According to the US team behind the study, mapping whole chromosomes is like trying to solve an almost impossible puzzle. 'Imagine having to reconstruct a jigsaw puzzle, but each tiny piece contains less context for figuring out where it comes from. The same is true for sequencing the human genome. Until now, the pieces were too small, and there was no way to put the hardest parts of the puzzle together' said study co-leader Dr Adam Phillippy from the National Human Genome Research Institute in Bethesda, Maryland.
To precisely sequence a chromosome, Dr Phillippy and his team used a cell containing two identical X chromosomes to obtain a greater quantity of DNA for sequencing. Newly developed sequencing tools were then used to analyse long DNA segments, called 'ultra-long reads', from the chromosome. One technique, called nanopore sequencing, can detect changes in current flow as DNA molecules pass through a tiny hole, or 'nanopore', in a membrane, and avoids having to piece together short, repetitive pieces of DNA. A newly developed computer program was then deployed to assemble the many segments of generated sequences.
Dr Karen Miga, who co-led the study at the University of California, Santa Cruz Genomics Institute, then spearheaded efforts to perform a number of validation steps to check the accuracy of the sequence and complete the chromosome by filling in 29 gaps in its sequence (the largest being ~3.1 million base pairs of repetitive DNA in the middle of the chromosome, called the centromere). Lastly, a 'polishing' strategy was applied to ensure the sequence was accurate.
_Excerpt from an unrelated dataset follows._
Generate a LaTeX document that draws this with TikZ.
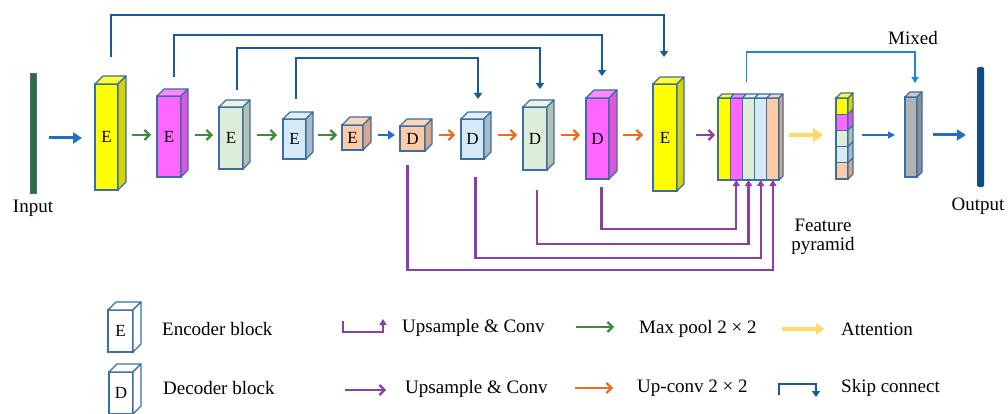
\documentclass[tikz,border=0pt]{standalone}
\usepackage{fontspec}
\setmainfont{Liberation Serif}
\usetikzlibrary{arrows.meta,calc}
\definecolor{bord}{HTML}{3A6EA5}
\definecolor{yelF}{HTML}{FFFF00}\definecolor{yelS}{HTML}{D4D400}\definecolor{yelT}{HTML}{FFFF33}
\definecolor{magF}{HTML}{FF66FF}\definecolor{magS}{HTML}{E055DC}\definecolor{magT}{HTML}{FF88FF}
\definecolor{grnF}{HTML}{DDEED8}\definecolor{grnS}{HTML}{B3C0AD}\definecolor{grnT}{HTML}{E8F3E3}
\definecolor{bluF}{HTML}{D6E9F6}\definecolor{bluS}{HTML}{A8B9C7}\definecolor{bluT}{HTML}{E2EFF8}
\definecolor{pchF}{HTML}{FBCAA6}\definecolor{pchS}{HTML}{D8A78A}\definecolor{pchT}{HTML}{FCD6BA}
\definecolor{gryF}{HTML}{B3B3B3}\definecolor{gryS}{HTML}{8E8E8E}\definecolor{gryT}{HTML}{CBCBCB}
\definecolor{whtF}{HTML}{FFFFFF}\definecolor{whtS}{HTML}{FFFFFF}\definecolor{whtT}{HTML}{FFFFFF}
\definecolor{arrGreen}{HTML}{3C8D3C}
\definecolor{arrOrange}{HTML}{EE6A1C}
\definecolor{arrPurple}{HTML}{8C3FAA}
\definecolor{arrYellow}{HTML}{FFD966}
\definecolor{arrBlue}{HTML}{1F6FC5}
\definecolor{skipBlue}{HTML}{1A5A9A}
\definecolor{mixBlue}{HTML}{1E86D6}
\definecolor{inGreen}{HTML}{2F6B3F}
\definecolor{outBlue}{HTML}{0F4C8A}
\tikzset{
  face/.style={draw=bord, line width=1.1pt, inner sep=0pt, outer sep=0pt,
    font=\fontsize{17}{17}\selectfont},
  facel/.style={draw=bord, line width=1.1pt, line join=round},
  lbl/.style={font=\fontsize{19}{22}\selectfont, inner sep=0pt},
  barbarr/.style={line width=2.2pt, -{Straight Barb[length=5pt,width=10pt,line width=2.2pt]}},
  grnarr/.style={barbarr, draw=arrGreen},
  orgarr/.style={barbarr, draw=arrOrange},
  purarr/.style={barbarr, draw=arrPurple},
  bluarr/.style={line width=3pt, draw=arrBlue, -{Triangle[length=9pt,width=11pt]}},
  thinarr/.style={line width=1.3pt, draw=arrBlue, -{Triangle[length=7pt,width=7pt]}},
  yelarr/.style={line width=4pt, draw=arrYellow, -{Triangle[length=10pt,width=14pt]}},
  skiparr/.style={line width=2.4pt, draw=skipBlue, -{Triangle[length=6pt,width=8pt]}},
  mixarr/.style={line width=1.6pt, draw=mixBlue, -{Triangle[length=6pt,width=7pt]}},
  purup/.style={line width=2.3pt, draw=arrPurple, -{Triangle[length=6pt,width=7pt]}},
}
% name, x, y, w, h, d, colour prefix, label
\newcommand\mycube[8]{%
  \node[face, fill=#7F, minimum width=#4pt, minimum height=#5pt] (#1) at (#2,#3) {#8};
  \draw[facel, fill=#7T] (#1.north west) -- ++(#6,-#6) -- ++(#4,0) -- (#1.north east) -- cycle;
  \draw[facel, fill=#7S] (#1.north east) -- ++(#6,-#6) -- ++(0,#5) -- (#1.south east) -- cycle;
}
% strip with top face only
\newcommand\mystrip[7]{%
  \node[face, fill=#7F, minimum width=#4pt, minimum height=#5pt] (#1) at (#2,#3) {};
  \draw[facel, fill=#7T] (#1.north west) -- ++(#6,-#6) -- ++(#4,0) -- (#1.north east) -- cycle;
}
% cell with side face only
\newcommand\mycell[7]{%
  \node[face, fill=#7F, minimum width=#4pt, minimum height=#5pt] (#1) at (#2,#3) {};
  \draw[facel, fill=#7S] (#1.north east) -- ++(#6,-#6) -- ++(0,#5) -- (#1.south east) -- cycle;
}
\newcommand\mylink[3]{\draw[#1] ($(#2.east |- row)+(14,0)$) -- ($(#3.west |- row)+(-6,0)$);}
\begin{document}
\begin{tikzpicture}[x=1pt,y=-1pt]
\useasboundingbox (0,0) rectangle (1008,414);
\coordinate (row) at (0,135);
% input / output
\node[draw=bord, fill=inGreen, line width=1pt, minimum width=6pt, minimum height=119pt, inner sep=0pt] (in) at (33,133.5) {};
\node[lbl] (inl) at (33,208) {Input};
\node[fill=outBlue, rounded corners=1.5pt, minimum width=7pt, minimum height=120pt, inner sep=0pt] (out) at (980.5,127) {};
\node[lbl] (outl) at (978,206) {Output};
% encoder
\mycube{E1}{106.5}{137}{23}{106}{8}{yel}{E}
\mycube{E2}{169}{136.5}{24}{81}{7}{mag}{E}
\mycube{E3}{231}{138}{24}{62}{7}{grn}{E}
\mycube{E4}{294.5}{139}{23}{40}{7}{blu}{E}
\mycube{E5}{352.5}{137.5}{21}{25}{8}{pch}{E}
% decoder
\mycube{D1}{412.5}{138.5}{25}{25}{7}{pch}{D}
\mycube{D2}{472.5}{139}{23}{40}{7}{blu}{D}
\mycube{D3}{535}{138.5}{24}{63}{7}{grn}{D}
\mycube{D4}{597.5}{138.5}{23}{81}{8}{mag}{D}
\mycube{D5}{665}{137.5}{24}{107}{7}{yel}{E}
% feature pyramid
\mystrip{P1}{724.1}{139}{12.2}{82}{4}{yel}
\mystrip{P2}{736.3}{139}{12.2}{82}{4}{mag}
\mystrip{P3}{748.5}{139}{12.2}{82}{4}{grn}
\mystrip{P4}{760.7}{139}{12.2}{82}{4}{blu}
\mycube{P5}{772.9}{139}{12.2}{82}{4}{pch}{}
\node[lbl, align=center] (fpl) at (823,237) {Feature\\[-3pt]pyramid};
% attention column
\mycell{A1}{842}{106.1}{12}{16.2}{5}{yel}
\draw[facel, fill=yelT] (A1.north west) -- ++(5,-5) -- ++(12,0) -- (A1.north east) -- cycle;
\mycell{A2}{842}{122.3}{12}{16.2}{5}{mag}
\mycell{A3}{842}{138.5}{12}{16.2}{5}{grn}
\mycell{A4}{842}{154.7}{12}{16.2}{5}{blu}
\mycell{A5}{842}{170.9}{12}{16.2}{5}{pch}
% grey mixed block
\mycube{G}{911}{137}{12}{80}{5}{gry}{}
\node[lbl] (mixl) at (913,38) {Mixed};
% main flow arrows
\draw[bluarr] ($(in.east)+(12,4.5)$) -- ($(E1.west |- in.east)+(-13,4.5)$);
\mylink{grnarr}{E1}{E2}
\mylink{grnarr}{E2}{E3}
\mylink{grnarr}{E3}{E4}
\draw[grnarr] ($(E4.east |- row)+(12,0)$) -- ($(E5.west |- row)+(-5,0)$);
\draw[line width=2.6pt, draw=arrBlue, -{Triangle[length=7pt,width=9pt]}] ($(E5.east |- row)+(15,0)$) -- ($(D1.west |- row)+(-5,0)$);
\mylink{orgarr}{D1}{D2}
\mylink{orgarr}{D2}{D3}
\mylink{orgarr}{D3}{D4}
\draw[orgarr] ($(D4.east |- row)+(14,0)$) -- ($(D5.west |- row)+(-10,0)$);
\draw[purarr] ($(D5.east |- row)+(19,0)$) -- ($(P1.west |- row)+(-3,0)$);
\draw[yelarr] ($(P5.east |- row)+(10,0)$) -- ($(A1.west |- row)+(-13,0)$);
\draw[thinarr] ($(A1.east |- row)+(14,0)$) -- ($(G.west |- row)+(-10,0)$);
\draw[bluarr] ($(G.east |- row)+(16,0)$) -- ($(out.west |- row)+(-11,0)$);
% skip connections
\draw[skiparr] ($(E1.north)+(4.5,-27)$) -- ++(0,-42) -| ($(D5.north)+(-1,-27)$);
\draw[skiparr] ($(E2.north)+(5,-19)$) -- ++(0,-42) -| ($(D4.north)+(4.5,-22)$);
\draw[skiparr] ($(E3.north)+(6,-17)$) -- ++(0,-42) -| ($(D3.north)+(5,-18)$);
\draw[skiparr] ($(E4.north)+(1.5,-20)$) -- ++(0,-41) -| ($(D2.north)+(5.5,-20)$);
% mixed connection
\draw[mixarr] ($(P3.north)+(-2,-16)$) -- ++(0,-30) -| ($(G.north)+(4,-14)$);
% decoder to pyramid
\draw[purup] ($(D4.south)+(4,8)$) |- ($(P2.south)+(0,49)$) -- (P2.south);
\draw[purup] ($(D3.south)+(2,20)$) |- ($(P3.south)+(0,64)$) -- (P3.south);
\draw[purup] ($(D2.south)+(3,18)$) |- ($(P4.south)+(0,78)$) -- (P4.south);
\draw[purup] ($(D1.south)+(-5,14)$) |- ($(P5.south)+(0,90)$) -- (P5.south);
% legend
\mycube{LE}{120.5}{331}{25}{42}{8}{wht}{E}
\mycube{LD}{121}{393}{24}{42}{8}{wht}{D}
\node[lbl, anchor=west] (t1) at (162,329) {Encoder block};
\node[lbl, anchor=west] (t2) at (163,388) {Decoder block};
\coordinate (u1a) at (343,321); \coordinate (u1b) at (383,319);
\draw[purup, line width=2pt] (u1a) -- ++(0,11) -| (u1b);
\node[lbl, anchor=west] (t3) at (402,328) {Upsample \& Conv};
\coordinate (u2a) at (345,390); \coordinate (u2b) at (386,390);
\draw[purarr] (u2a) -- (u2b);
\node[lbl, anchor=west] (t4) at (405,389) {Upsample \& Conv};
\coordinate (m1a) at (576,327); \coordinate (m1b) at (614,327);
\draw[grnarr] (m1a) -- (m1b);
\node[lbl, anchor=west] (t5) at (639,329) {Max pool 2 × 2};
\coordinate (o1a) at (575,388); \coordinate (o1b) at (613,388);
\draw[orgarr] (o1a) -- (o1b);
\node[lbl, anchor=west] (t6) at (637,388) {Up-conv 2 × 2};
\coordinate (y1a) at (782,329); \coordinate (y1b) at (824,329);
\draw[yelarr, line width=3.5pt, -{Triangle[length=8pt,width=11pt]}] (y1a) -- (y1b);
\node[lbl, anchor=west] (t7) at (841,329) {Attention};
\coordinate (k1a) at (779,395); \coordinate (k1b) at (816,397);
\draw[skiparr] (k1a) -- ++(0,-11) -| (k1b);
\node[lbl, anchor=west] (t8) at (841,388) {Skip connect};
\end{tikzpicture}
\end{document}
Completing the human genome is now of great importance. 'We're starting to find that some of these regions where there were gaps in the reference sequence are actually among the richest for variation in human populations, so we've been missing a lot of information that could be important to understanding human biology and disease,' said Dr Miga.
However, challenges remain. For example, chromosomes one and nine have repetitive DNA segments that are much longer than those found on the X chromosome. Nevertheless, the results of the study show that finishing chromosome sequences, and therefore the human genome, is now within reach.
The study was supported by the US National Institutes of Health and is part of the Telomere-to-Telomere (T2T) consortium that aims to generate a complete human genome in 2020.